Weekend in Bogota – August 11, 2010
Up and on the way to the airport at 2 am Thursday morning. Working with kids in Bogota on Friday. Flying in a park Saturday. Performing in a stadium on Sunday. And then departing for home at midnight Sunday night. I’m sure many of you are jealous — except for the jet-lag thing.
The events in Colombia are organized by Inez and Jairo Uribe of Yripa. Their organization promotes ecology and ethics in the schools using kites as a teaching tool.
Ines emailed me a month ago to ask if I’d bring a team to Bogota. The timing was sandwiched tight between Berkeley and Dieppe. But we support Ines and Jairo and were determined to make the trip fit.
Jeff Burka, Jim Martin, and his son James rounded out the GKPI Team.

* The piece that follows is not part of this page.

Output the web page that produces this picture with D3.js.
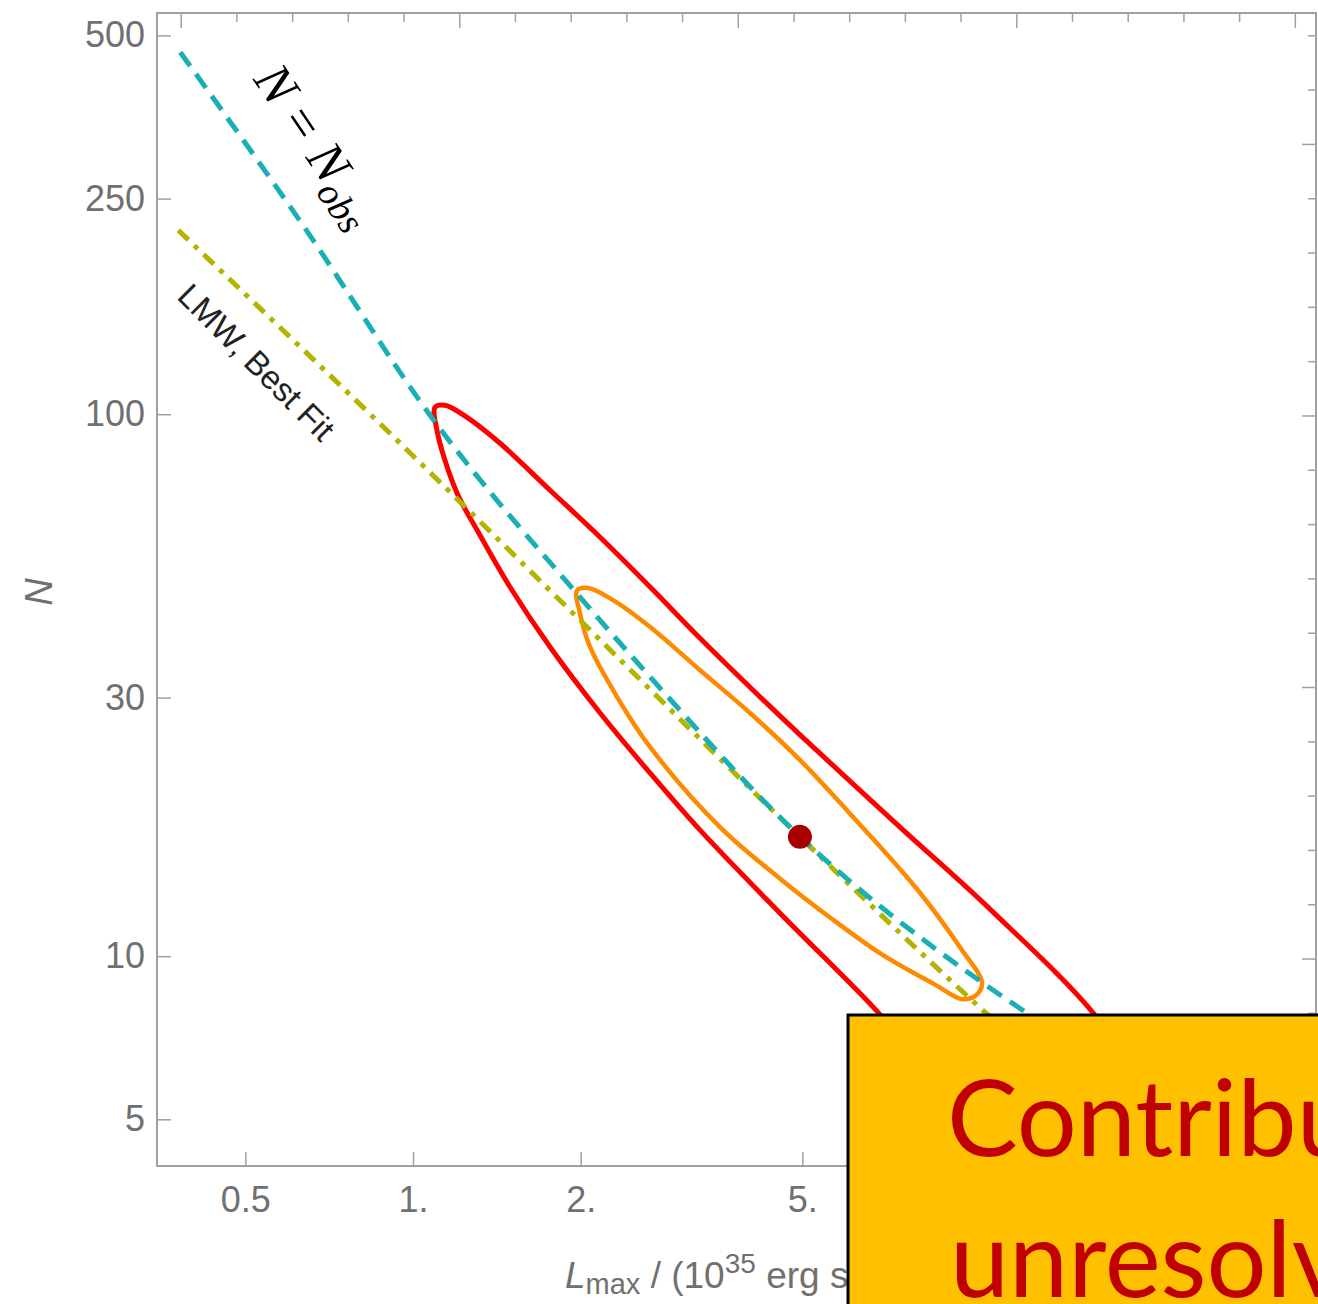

Jeff and Jim had flown in Bogota last year while I was in Cartegena. Also returning were Paul DeBakker and Lisa Willoughby from Focus Kites, and IQuad. From Spain we had Juan Miguel and Rafa Molina. And finally, there was a team of three from Holland — Albert, Thijo, and Stephan. So along with Steve deRooy of IQuad and Paul deBakker, Dutch was the dominant language at dinner….
Friday morning, after a few scant hours of sleep, we were divided into three teams and sent to different schools. My group met with about 300 children in two waves. We did a short exhibitions and then helped assemble plastic sleds with sticks, bridles, and tails. Then we just stepped back out of the way as pandemonium ensued. Three hundred kites. Three hundred kids. Three hundred different directions to run. And no way to communicate in Spanish!!
My last group were intellectually disabled students. They enjoyed the kites much like the kids we support in South Africa. And often they made their kites better then the “normal” children.
Saturday we departed early for our first flying show.
Our gear was secured in the shadow of several enormous speakers. An adjacent paved area was marked off for sport kite shows. We went to look for ear plugs and anchors.
The main problem was light and swirling winds. Each time a kite left the sky, it landed in an open field and was immediately engulfed with children. And they fell often. (The kites, not the children.)
Around noon, the sky opened up and we were drenched with a sudden sun shower. We ran around trying to cover gear. But running wasn’t easy. Did I mention that Bogota is at over 7000 feet?
The rain left and we tried again to loft wet fabric and dry it in the air. Fortunately the sport kite and Rev fliers had light-wind gear and presented a reasonable show in the main arena.
After nine hours we left the field feeling we had done our best, but not very well. Tomorrow we would perform before larger crowds in the Stadium.
The Stadium was a wide paved space, surrounded on three sides by sloped seating. At the far end was a stage with large concert speakers that rattled the ripstop each time a bass note was played on the music system.
The flying was tough but the kites were spectacular. We saw large patriotic flags, stunning applique, and remarkable cellular kites.
We had a crowd. But we had no wind. So the object was to run kites down the pavement from the stage, across the arena, and out the other side.
Remember — 7000 feet….
Once again, the Rev and ultra-light fliers did the best. Their performances would not have earned trophies at home. But the local crowd here roared approval with each team maneuver.
The GKPI team resorted at one point to inflating an Octopus with a leaf blower. We took turns pulling kites past the crowd. They seemed to tolerate us while waiting for the next IQuad show.
The flying concluded at five on Sunday. We packed gear for transport and headed for the bus. I was scheduled to fly home midnight with plans to head for Dieppe Canada Wednesday. Paul and Lisa would leave early Monday and needed to be in Dieppe a day before me. Jeff was flying mid-day with James. Jim, the Dutch, and the Spanish Brothers would stay on and travel to Cartegena.
I arrived home to Susie on Monday at noon. — weary and dragging. I’d have 40 hours before the next flight. Ahhh – that jet-setting life-style. Eat your hearts out!